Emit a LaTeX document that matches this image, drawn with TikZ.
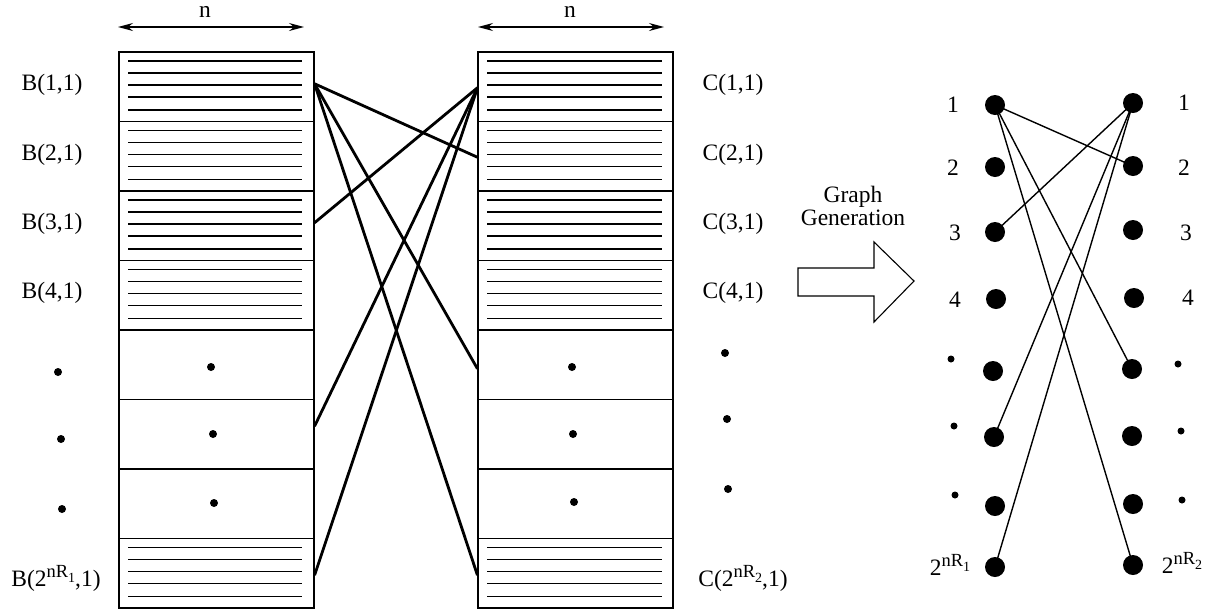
\documentclass[tikz,border=0pt]{standalone}
\usepackage{fontspec}
\setmainfont{Liberation Serif}
\usetikzlibrary{arrows.meta}
\newcommand\pwr[1]{2\raisebox{9pt}{\fontsize{18.5}{18.5}\selectfont nR\raisebox{-5pt}{\fontsize{14}{14}\selectfont #1}}}
\begin{document}
\begin{tikzpicture}[x=1pt,y=-1pt,
  every node/.style={font=\fontsize{23.5}{27}\selectfont, inner sep=0pt},
  cell/.style={draw, line width=1.1pt, minimum width=195pt, minimum height=69.5pt},
  hatch/.style={line width=1.2pt},
  thickcon/.style={line width=2.8pt},
  thincon/.style={line width=1.4pt},
  bigdot/.style={circle, fill=black, minimum size=20pt},
  smalldot/.style={circle, fill=black, minimum size=8pt},
  tinydot/.style={circle, fill=black, minimum size=7pt},
  dimarrow/.style={line width=1.1pt, {Stealth[length=15pt,width=8pt,inset=5pt]}-{Stealth[length=15pt,width=8pt,inset=5pt]}}
]
\useasboundingbox (0,0) rectangle (1215,614);

% dimension arrows
\coordinate (nb1) at (118,27); \coordinate (nb2) at (304,27);
\coordinate (nc1) at (478,27); \coordinate (nc2) at (664,27);
\draw[dimarrow] (nb1) -- (nb2);
\draw[dimarrow] (nc1) -- (nc2);
\node (nlb) at (205,11.5) {n};
\node (nlc) at (570,11.5) {n};

% cells
\foreach \i in {1,...,8}{
  \node[cell] (b\i) at (216.5,{52+(\i-1)*69.5+34.75}) {};
  \node[cell] (c\i) at (575.5,{52+(\i-1)*69.5+34.75}) {};
}
\foreach \i in {1,2,3,4,8}{
  \foreach \o in {9,21,33,45,58}{
    \draw[hatch] (128,{52+(\i-1)*69.5+\o}) -- (302,{52+(\i-1)*69.5+\o});
    \draw[hatch] (487,{52+(\i-1)*69.5+\o}) -- (662,{52+(\i-1)*69.5+\o});
  }
}
% inner dots
\node[smalldot] (bd5) at (211,367) {};
\node[smalldot] (bd6) at (213,434) {};
\node[smalldot] (bd7) at (214,503) {};
\node[smalldot] (cd5) at (572,367) {};
\node[smalldot] (cd6) at (573,434) {};
\node[smalldot] (cd7) at (574,502) {};

% B labels
\node (lb1) at (52,85) {B(1,1)};
\node (lb2) at (52,155) {B(2,1)};
\node (lb3) at (52,224) {B(3,1)};
\node (lb4) at (52,293) {B(4,1)};
\node[smalldot] (ob5) at (58,372) {};
\node[smalldot] (ob6) at (61,439) {};
\node[smalldot] (ob7) at (62,509) {};
\node (lb8) at (56,578) {B(\pwr{1},1)};

% C labels
\node (lc1) at (733,85) {C(1,1)};
\node (lc2) at (733,155) {C(2,1)};
\node (lc3) at (733,224) {C(3,1)};
\node (lc4) at (733,293) {C(4,1)};
\node[smalldot] (oc5) at (725,353) {};
\node[smalldot] (oc6) at (727,419) {};
\node[smalldot] (oc7) at (728,489) {};
\node (lc8) at (743,578) {C(\pwr{2},1)};

% connection points
\coordinate (pb1) at ([yshift=3pt]b1.east);
\coordinate (pb3) at ([yshift=3pt]b3.east);
\coordinate (pb6) at ([yshift=8pt]b6.east);
\coordinate (pb8) at ([yshift=-2pt]b8.east);
\coordinate (pc1) at ([yshift=-1pt]c1.west);
\coordinate (pc2) at ([yshift=-1pt]c2.west);
\coordinate (pc5) at ([yshift=-4pt]c5.west);
\coordinate (pc8) at ([yshift=-2pt]c8.west);
\draw[thickcon] (pb1) -- (pc2);
\draw[thickcon] (pb1) -- (pc5);
\draw[thickcon] (pb1) -- (pc8);
\draw[thickcon] (pc1) -- (pb3);
\draw[thickcon] (pc1) -- (pb6);
\draw[thickcon] (pc1) -- (pb8);

% big arrow
\node (gg) at (853,209) {\begin{tabular}{@{}c@{}}Graph\\[-4pt]Generation\end{tabular}};
\draw[line width=1.1pt] (798,268) -- (874,268) -- (874,242) -- (914,281) -- (874,322) -- (874,296) -- (798,296) -- cycle;

% graph
\node[bigdot] (l1) at (995,105) {};
\node[bigdot] (l2) at (995,167) {};
\node[bigdot] (l3) at (995,232) {};
\node[bigdot] (l4) at (996,299) {};
\node[bigdot] (l5) at (993,371) {};
\node[bigdot] (l6) at (994,437) {};
\node[bigdot] (l7) at (995,506) {};
\node[bigdot] (l8) at (995,567) {};
\node[bigdot] (r1) at (1133,103) {};
\node[bigdot] (r2) at (1133,166) {};
\node[bigdot] (r3) at (1133,230) {};
\node[bigdot] (r4) at (1134,298) {};
\node[bigdot] (r5) at (1132,369) {};
\node[bigdot] (r6) at (1132,436) {};
\node[bigdot] (r7) at (1133,504) {};
\node[bigdot] (r8) at (1133,565) {};

\node (gl1) at (953,105) {1};
\node (gl2) at (953,168) {2};
\node (gl3) at (955,233) {3};
\node (gl4) at (955,300) {4};
\node[tinydot] (gl5) at (951,359) {};
\node[tinydot] (gl6) at (954,426) {};
\node[tinydot] (gl7) at (955,495) {};
\node (gl8) at (950,565) {\pwr{1}};
\node (gr1) at (1184,103) {1};
\node (gr2) at (1184,168) {2};
\node (gr3) at (1186,233) {3};
\node (gr4) at (1188,298) {4};
\node[tinydot] (gr5) at (1178,364) {};
\node[tinydot] (gr6) at (1181,431) {};
\node[tinydot] (gr7) at (1182,500) {};
\node (gr8) at (1182,563) {\pwr{2}};

\draw[thincon] (l1.center) -- (r2.center);
\draw[thincon] (l1.center) -- (r5.center);
\draw[thincon] (l1.center) -- (r8.center);
\draw[thincon] (r1.center) -- (l3.center);
\draw[thincon] (r1.center) -- (l6.center);
\draw[thincon] (r1.center) -- (l8.center);
\end{tikzpicture}
\end{document}
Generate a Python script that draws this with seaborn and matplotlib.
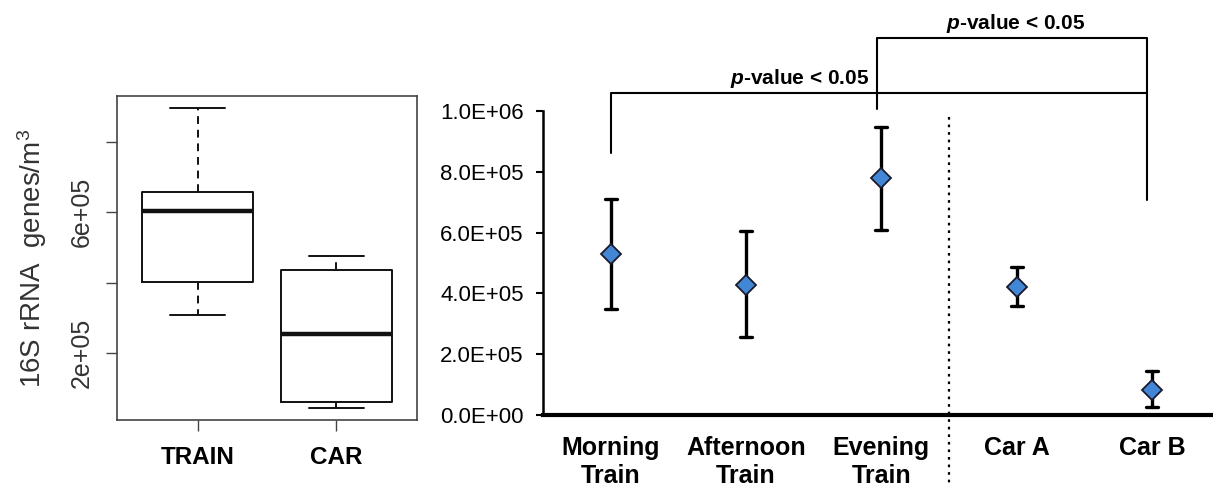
───
What to produce
Repeat exactly and only the lines from the start of the data above through the line that holds "(lb8) at (56,578)", inclusive. Pictures do not belong in the copy.

Output
Emit a LaTeX document that matches this image, drawn with TikZ.
\documentclass[tikz,border=0pt]{standalone}
\usepackage{fontspec}
\setmainfont{Liberation Serif}
\usetikzlibrary{arrows.meta}
\newcommand\pwr[1]{2\raisebox{9pt}{\fontsize{18.5}{18.5}\selectfont nR\raisebox{-5pt}{\fontsize{14}{14}\selectfont #1}}}
\begin{document}
\begin{tikzpicture}[x=1pt,y=-1pt,
  every node/.style={font=\fontsize{23.5}{27}\selectfont, inner sep=0pt},
  cell/.style={draw, line width=1.1pt, minimum width=195pt, minimum height=69.5pt},
  hatch/.style={line width=1.2pt},
  thickcon/.style={line width=2.8pt},
  thincon/.style={line width=1.4pt},
  bigdot/.style={circle, fill=black, minimum size=20pt},
  smalldot/.style={circle, fill=black, minimum size=8pt},
  tinydot/.style={circle, fill=black, minimum size=7pt},
  dimarrow/.style={line width=1.1pt, {Stealth[length=15pt,width=8pt,inset=5pt]}-{Stealth[length=15pt,width=8pt,inset=5pt]}}
]
\useasboundingbox (0,0) rectangle (1215,614);

% dimension arrows
\coordinate (nb1) at (118,27); \coordinate (nb2) at (304,27);
\coordinate (nc1) at (478,27); \coordinate (nc2) at (664,27);
\draw[dimarrow] (nb1) -- (nb2);
\draw[dimarrow] (nc1) -- (nc2);
\node (nlb) at (205,11.5) {n};
\node (nlc) at (570,11.5) {n};

% cells
\foreach \i in {1,...,8}{
  \node[cell] (b\i) at (216.5,{52+(\i-1)*69.5+34.75}) {};
  \node[cell] (c\i) at (575.5,{52+(\i-1)*69.5+34.75}) {};
}
\foreach \i in {1,2,3,4,8}{
  \foreach \o in {9,21,33,45,58}{
    \draw[hatch] (128,{52+(\i-1)*69.5+\o}) -- (302,{52+(\i-1)*69.5+\o});
    \draw[hatch] (487,{52+(\i-1)*69.5+\o}) -- (662,{52+(\i-1)*69.5+\o});
  }
}
% inner dots
\node[smalldot] (bd5) at (211,367) {};
\node[smalldot] (bd6) at (213,434) {};
\node[smalldot] (bd7) at (214,503) {};
\node[smalldot] (cd5) at (572,367) {};
\node[smalldot] (cd6) at (573,434) {};
\node[smalldot] (cd7) at (574,502) {};

% B labels
\node (lb1) at (52,85) {B(1,1)};
\node (lb2) at (52,155) {B(2,1)};
\node (lb3) at (52,224) {B(3,1)};
\node (lb4) at (52,293) {B(4,1)};
\node[smalldot] (ob5) at (58,372) {};
\node[smalldot] (ob6) at (61,439) {};
\node[smalldot] (ob7) at (62,509) {};
\node (lb8) at (56,578) {B(\pwr{1},1)};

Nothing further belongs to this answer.